Most of the games, in their purest forms, had the game boards drawn on the floor. Kreeda, which means `play', set about creating boards and `coins' using organic material, avoiding plastics as much as possible. All the games are packed in big, brightly coloured cardboard boxes. The smaller pieces are packed in drawstring cloth bags in the traditional turmeric and kumkum colours - sometimes blue - and comprise gundumanis, tamarind seeds, cowrie shells, big glass beads traditionally part of cattle jewellery, and wooden cubes.

"They have access to different types of materials and learn to appreciate the feel of natural things like wood and shells," says Vinita. "We made the cardboard boxes big so that the children need not cram the pieces and boards into smaller boxes. They can put other things also in them.

A rewind to the gilli-danda days

Kreeda has tried to make them as child-friendly as possible. Moreover, it has blunted the puck of gilli danda and has made the nail of the Bambaram (top) rust-free.

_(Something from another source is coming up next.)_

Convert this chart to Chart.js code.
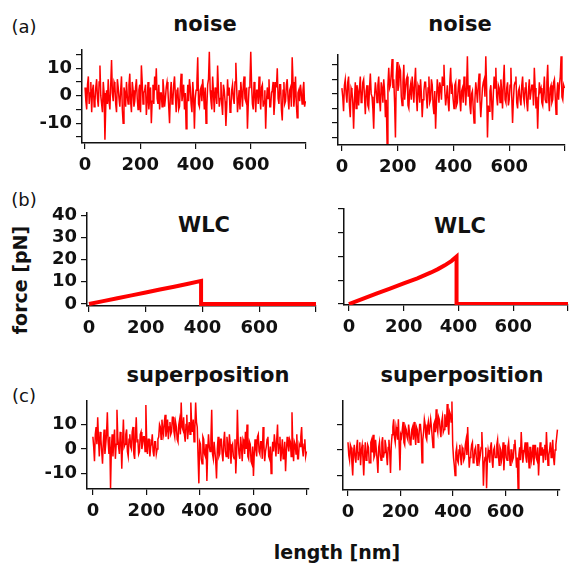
<!DOCTYPE html>
<html>
<head>
<meta charset="utf-8">
<script src="https://cdn.jsdelivr.net/npm/chart.js@4/dist/chart.umd.min.js"></script>
<style>
  html, body { margin: 0; padding: 0; background: #fff; overflow: hidden; }
  #figure { position: relative; width: 571px; height: 566px; overflow: hidden; font-family: "DejaVu Sans", sans-serif; }
  #figure canvas { position: absolute; }
  .label { position: absolute; transform: translate(-50%, -50%); white-space: nowrap; color: #111; }
  .title { font-weight: bold; font-size: 21px; }
  .tag { font-size: 18px; }
  .axis-title { font-weight: bold; font-size: 19px; }
</style>
</head>
<body>
<div id="figure">
  <div class="label tag" style="left:24px;top:26px">(a)</div>
  <div class="label tag" style="left:24px;top:199px">(b)</div>
  <div class="label tag" style="left:24px;top:395px">(c)</div>
  <div class="label title" style="left:205px;top:24px">noise</div>
  <div class="label title" style="left:460px;top:24px">noise</div>
  <div class="label title" style="left:204px;top:225px">WLC</div>
  <div class="label title" style="left:460px;top:226px">WLC</div>
  <div class="label title" style="left:208px;top:375px">superposition</div>
  <div class="label title" style="left:462px;top:375px">superposition</div>
  <div class="label axis-title" style="left:20px;top:280px;transform:translate(-50%,-50%) rotate(-90deg)">force [pN]</div>
  <div class="label axis-title" style="left:337px;top:552px">length [nm]</div>
</div>
<script>
// Sample positions along the molecule (nm), one row per 60 nm
const lengthNm = [
  0, 3, 6, 9, 12, 15, 18, 21, 24, 27, 30, 33, 36, 39, 42, 45, 48, 51, 54, 57,
  60, 63, 66, 69, 72, 75, 78, 81, 84, 87, 90, 93, 96, 99, 102, 105, 108, 111, 114, 117,
  120, 123, 126, 129, 132, 135, 138, 141, 144, 147, 150, 153, 156, 159, 162, 165, 168, 171, 174, 177,
  180, 183, 186, 189, 192, 195, 198, 201, 204, 207, 210, 213, 216, 219, 222, 225, 228, 231, 234, 237,
  240, 243, 246, 249, 252, 255, 258, 261, 264, 267, 270, 273, 276, 279, 282, 285, 288, 291, 294, 297,
  300, 303, 306, 309, 312, 315, 318, 321, 324, 327, 330, 333, 336, 339, 342, 345, 348, 351, 354, 357,
  360, 363, 366, 369, 372, 375, 378, 381, 384, 387, 390, 393, 396, 399, 402, 405, 408, 411, 414, 417,
  420, 423, 426, 429, 432, 435, 438, 441, 444, 447, 450, 453, 456, 459, 462, 465, 468, 471, 474, 477,
  480, 483, 486, 489, 492, 495, 498, 501, 504, 507, 510, 513, 516, 519, 522, 525, 528, 531, 534, 537,
  540, 543, 546, 549, 552, 555, 558, 561, 564, 567, 570, 573, 576, 579, 582, 585, 588, 591, 594, 597,
  600, 603, 606, 609, 612, 615, 618, 621, 624, 627, 630, 633, 636, 639, 642, 645, 648, 651, 654, 657,
  660, 663, 666, 669, 672, 675, 678, 681, 684, 687, 690, 693, 696, 699, 702, 705, 708, 711, 714, 717,
  720, 723, 726, 729, 732, 735, 738, 741, 744, 747, 750, 753, 756, 759, 762, 765, 768, 771, 774, 777,
  780, 783, 786, 789, 792, 795, 798
];

// (a) noise traces (pN)
const noiseLeft = [
  3, -2, -5, 4, 7, -3, 1, 5, -6, 2, 4, -4, -2, 3, 6, -1, -4, 5, 11, 0,
  -3, -6, 5, 1, -16, -4, 2, -3, 6, -2, -5, 4, 13, 1, -2, 5, 4, -3, -6, 6,
  3, -1, -4, 2, 7, -5, -10, 3, 1, -4, 5, 0, -3, 4, 8, -2, -6, 5, 2, -4,
  -2, 3, 6, -1, -5, 2, 4, -6, 11, 5, -3, 1, 2, 4, -7, -2, 5, -5, -1, 3,
  -10, -2, 4, -3, 7, 2, 10, -1, -3, 4, -5, 1, 1, -4, 6, 2, -4, -1, 3, 5,
  2, -4, -10, 1, 5, -3, -2, 4, 7, 0, -6, 2, 3, -5, -4, 3, 8, -2, 1, 4,
  -5, 1, -12, -3, 4, -2, 6, 3, -3, -6, 5, 0, -12, -1, 2, 5, 14, -3, -4, 2,
  3, -2, 6, 1, -5, 3, -10, -4, 4, 6, 16, 2, -2, -5, 7, 1, -6, 3, 1, -3,
  11, 2, -4, -1, 5, -3, -7, 4, 2, -2, -11, -4, 6, 0, 3, -6, -5, 2, 4, -1,
  -3, 5, 12, 3, -6, -2, 2, -5, 5, 1, -4, 4, 7, -1, -2, 3, -12, -3, 3, 5,
  16, 4, -3, -5, 5, 1, -6, 2, 2, -3, 7, 0, -5, 3, 4, -4, -2, 2, -12, -2,
  3, -1, 6, -4, -4, 1, 2, 5, -7, -2, 5, 3, 10, -1, -3, 4, 4, -5, -9, 2,
  5, -3, -2, 4, 6, -1, -5, 2, 3, -4, 14, 5, -4, 0, 7, -3, -8, 1, 2, -2,
  4, 1, -3, 2, 5, -4, -2
];
const noiseRight = [
  2, -1, -6, 3, 5, 0, -3, 4, 6, -4, -8, 2, 1, -3, -12, -2, 4, -5, 3, 1,
  -4, 2, 6, -3, -2, 4, 5, -1, -7, 1, 3, -4, -5, 2, 7, 0, -1, -5, -12, -1,
  4, 1, -3, 3, 6, -2, -6, 4, 2, -3, 5, 1, -8, -2, -17, 3, 9, 2, 3, 7,
  12, 2, 5, -3, -15, 6, 11, 1, 3, 9, 8, -1, -4, 4, 10, -2, 2, 5, 6, -4,
  -5, 1, 3, -2, 6, 2, -3, 4, 9, -1, -6, 3, 2, -3, 5, 0, -8, -2, 1, 4,
  4, -1, -5, 2, 6, -3, -2, 5, 3, -4, -7, 1, -12, -3, 5, 2, -3, 4, 2, -2,
  6, 3, 10, 1, -4, -1, 3, -3, -6, 4, 9, 0, 2, -2, -5, 3, 4, -4, -3, 2,
  5, -2, -6, 1, 2, -3, 6, 3, -4, 2, 13, -1, 3, -4, -7, 0, 1, -5, -10, -2,
  4, 1, -3, 3, 7, -2, -8, -3, 2, 4, 5, -1, 13, 2, -15, -4, -6, 1, 3, -3,
  -9, 0, 6, 2, 9, -1, -4, 3, 2, -3, 5, 1, -5, 4, 10, -2, -3, 2, 4, -4,
  -2, 3, 9, -1, -10, -2, 3, 4, 6, -3, -5, 1, 2, -2, -4, 3, 6, -1, -3, 2,
  4, -3, -6, 1, 5, -2, -2, 3, 3, -4, 9, 2, -5, -1, -12, -2, 4, 1, 2, -3,
  -4, 1, 6, -2, -3, 4, 10, -1, -6, 2, 3, -3, -2, 4, 5, -1, -7, 0, 4, -2,
  3, 6, 13, -1, -2, 3, 2
];

// (b) worm-like-chain curves
const wlcLeftX = [0, 50, 100, 150, 200, 250, 300, 350, 395, 395, 800];
const wlcLeftY = [0, 1.3, 2.6, 3.9, 5.2, 6.5, 7.8, 9.1, 10.4, 0, 0];
const wlcRightX = [0, 50, 100, 150, 200, 250, 300, 325, 350, 375, 393, 393, 800];
const wlcRightY = [0, 2.2, 4.4, 6.5, 8.7, 10.8, 13.3, 14.7, 16.3, 18.2, 20, 0, 0];

// (c) superposition traces
const superLeft = [
  5, 1, -5, 6, 9, 2, 13, 4, -3, 7, 4, -1, -6, 3, 8, -2, 2, 6, 15, 3,
  -2, 5, -16, 0, 6, -3, 3, 8, -4, 2, 16, 5, 1, -2, 7, 4, -8, 3, 12, 1,
  2, 6, 8, -1, -3, 4, 6, 1, 0, 7, 9, -2, -4, 5, 13, 3, 4, -2, -1, 6,
  7, 0, 2, 5, 5, -1, 18, 3, -2, 4, 4, -3, 1, 2, 6, -1, -3, 3, 3, -2,
  0, 4, 5, 10, 9, 4, 12, 8, 6, 11, 14, 5, 8, 12, 4, 9, 11, 6, 7, 13,
  13, 7, 5, 11, 9, 4, 3, 10, 12, 6, 19, 9, 8, 13, 6, 3, 10, 14, 4, 8,
  11, 6, 19, 10, 7, 12, 3, 8, 19, 11, 9, -3, -14, 3, 2, -4, -6, 5, 4, -2,
  -3, 2, -13, -1, 6, 1, -1, 4, 16, -2, -4, 3, 3, -5, -12, 0, 5, -3, -2, 4,
  4, -2, -5, 3, 7, -1, -3, 5, 1, -4, 6, 2, -6, 1, 2, -3, -4, 4, -10, -2,
  16, 3, -2, -4, 5, 1, -5, 4, 3, -2, 7, 0, 10, -3, -4, 3, 2, -5, -6, 1,
  -11, -2, 4, 0, -3, 5, 6, -1, -2, 3, 3, -4, 9, 2, -5, -1, 1, 4, 5, -3,
  -4, 1, -10, -3, 3, -1, 6, 2, -3, 4, 10, -2, 2, 5, -5, -1, 4, -4, -2, 3,
  -9, -1, 5, 2, -1, 4, 3, -3, 15, 1, -5, 3, 2, -2, 6, -4, -4, 2, 1, 5,
  9, 0, -3, 2, 4, -3, -1
];
const superRight = [
  3, -2, -4, 2, 1, -5, -10, -1, 2, -3, -5, 1, 4, -4, -1, 3, -6, 0, 2, -3,
  -10, -2, 3, -4, -3, 2, 1, -5, -5, 3, 4, -1, 6, -3, -2, 4, 0, -4, -9, 1,
  3, -2, -4, 3, 5, -3, -1, 4, 2, -2, -6, 1, 4, -1, -9, 2, 6, 9, 12, 5,
  3, 9, 7, 4, 12, 2, -8, 6, 5, 8, 11, 3, 2, 9, 8, 5, 4, 10, 7, 2,
  3, 8, 9, 4, 11, 6, 2, 9, 8, 3, 5, 10, 10, 6, -5, 4, 7, 12, 10, 5,
  4, 9, 11, 6, 6, 12, 9, 5, 1, 10, 11, 7, 16, 9, 7, 13, 12, 8, 5, 11,
  13, 7, 8, 14, 11, 9, 18, 10, 6, 15, 14, 11, 19, 2, -3, -6, -10, -1, 1, -4,
  -5, 0, 2, -3, -6, 1, 0, -4, -3, 2, 4, -2, 9, 0, -7, -3, -1, 2, 3, -5,
  -4, 0, 1, -3, -6, 2, 2, -4, -2, 1, 7, -1, -14, -5, -3, 1, -15, -4, 0, -2,
  -5, 1, 3, -4, -7, 0, 1, -3, -3, 2, 4, -2, -6, 1, 0, -4, -2, 3, -8, -1,
  2, -3, -4, 1, 3, -2, -6, 0, 0, -4, -3, 2, 4, -1, -7, -3, -15, -2, 1, -4,
  7, 0, -5, -2, 0, 3, -3, -5, 3, -1, -7, 1, 1, -4, -2, 2, -6, -1, 2, -3,
  -4, 1, -10, -3, 3, -2, -2, 1, -5, 0, 2, -4, 7, 0, -6, -2, 0, 3, -3, -1,
  4, -3, -6, 0, 2, 5, 8
];

// Tick values and their labels
const xTicks = [0, 200, 400, 600, 800];
const xTickLabels = ['0', '200', '400', '600', ''];
const noiseTicks = [-15, -10, -5, 0, 5, 10, 15];
const noiseTickLabels = ['', '-10', '', '0', '', '10', ''];
const noiseRightTicks = [-15, -10, -5, 0, 5, 10];
const forceTicks = [0, 10, 20, 30, 40];
const forceTickLabels = ['0', '10', '20', '30', '40'];
const superTicks = [-10, 0, 10];
const superTickLabels = ['-10', '0', '10'];

Chart.defaults.font.family = '"DejaVu Sans", sans-serif';

// Build one small panel whose plotting area sits at the given page box
function addPanel(area, xRange, yRange, yTicks, yLabels, xs, ys, lineWidth) {
  const padTop = 16, padRight = 4, yAxisWidth = 60, xAxisHeight = 40;
  const canvas = document.createElement('canvas');
  canvas.width = area.right - area.left + yAxisWidth + padRight;
  canvas.height = area.bottom - area.top + padTop + xAxisHeight;
  canvas.style.left = (area.left - yAxisWidth) + 'px';
  canvas.style.top = (area.top - padTop) + 'px';
  document.getElementById('figure').appendChild(canvas);

  const tickFont = { size: 18, weight: 'bold' };
  const axisGrid = { display: true, drawOnChartArea: false, drawTicks: true, tickLength: 6, color: '#111', lineWidth: 1.2 };
  const axisBorder = { display: true, color: '#111', width: 1.5 };

  new Chart(canvas, {
    type: 'line',
    data: {
      datasets: [{
        data: xs.map((x, i) => ({ x: x, y: ys[i] })),
        borderColor: '#ff0000',
        borderWidth: lineWidth,
        pointRadius: 0,
        fill: false,
        tension: 0
      }]
    },
    options: {
      responsive: false,
      animation: false,
      events: [],
      layout: { padding: { top: padTop, right: padRight, left: 0, bottom: 0 } },
      plugins: { legend: { display: false }, tooltip: { enabled: false } },
      scales: {
        x: {
          type: 'linear',
          min: xRange[0],
          max: xRange[1],
          afterBuildTicks: s => { s.ticks = xTicks.map(v => ({ value: v })); },
          afterFit: s => { s.height = xAxisHeight; },
          ticks: { callback: (v, i) => xTickLabels[i], font: tickFont, color: '#111', padding: 6, maxRotation: 0, autoSkip: false },
          grid: axisGrid,
          border: axisBorder
        },
        y: {
          min: yRange[0],
          max: yRange[1],
          afterBuildTicks: s => { s.ticks = yTicks.map(v => ({ value: v })); },
          afterFit: s => { s.width = yAxisWidth; },
          ticks: { callback: (v, i) => (yLabels ? yLabels[i] : ''), font: tickFont, color: '#111', padding: 4, autoSkip: false },
          grid: axisGrid,
          border: axisBorder
        }
      }
    }
  });
}

// (a) noise
addPanel({ left: 82, top: 50, right: 308, bottom: 143 }, [-11, 800], [-17.2, 16.6], noiseTicks, noiseTickLabels, lengthNm, noiseLeft, 1.5);
addPanel({ left: 338, top: 55, right: 567, bottom: 145 }, [-14, 800], [-17.6, 13.4], noiseRightTicks, null, lengthNm, noiseRight, 1.5);

// (b) WLC
addPanel({ left: 87, top: 213, right: 318, bottom: 306 }, [-7, 800], [-0.9, 41], forceTicks, forceTickLabels, wlcLeftX, wlcLeftY, 4);
addPanel({ left: 344, top: 209, right: 570, bottom: 305 }, [-18, 800], [-0.4, 40], forceTicks, null, wlcRightX, wlcRightY, 4);

// (c) superposition
addPanel({ left: 87, top: 401, right: 309, bottom: 489 }, [-22, 805], [-16.3, 19.6], superTicks, superTickLabels, lengthNm, superLeft, 1.5);
addPanel({ left: 343, top: 401, right: 560, bottom: 490 }, [-19, 805], [-15.7, 19.2], superTicks, null, lengthNm, superRight, 1.5);
</script>
</body>
</html>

All games come with their history and rules. Take for example, Snakes and Ladders, which originated in our country. It used to be played on Vaikunta Ekadasi day to emphasise the role of good and evil in our lives. In Kreeda's version, the ladders are embodied by virtues like compassion, while the snakes are personified by rakshasas like Kumbakarna. The winner is the one that reaches the Parama Pada Sopanam. The rulebook gives a brief history of each villain to familiarise the child with mythology too. "However, we have avoided too much lecturing," says Vinita. "At Kreeda, we want to remember our games. For, they tell us a lot about who we are and where we come from. But, above all, they are a lot of fun."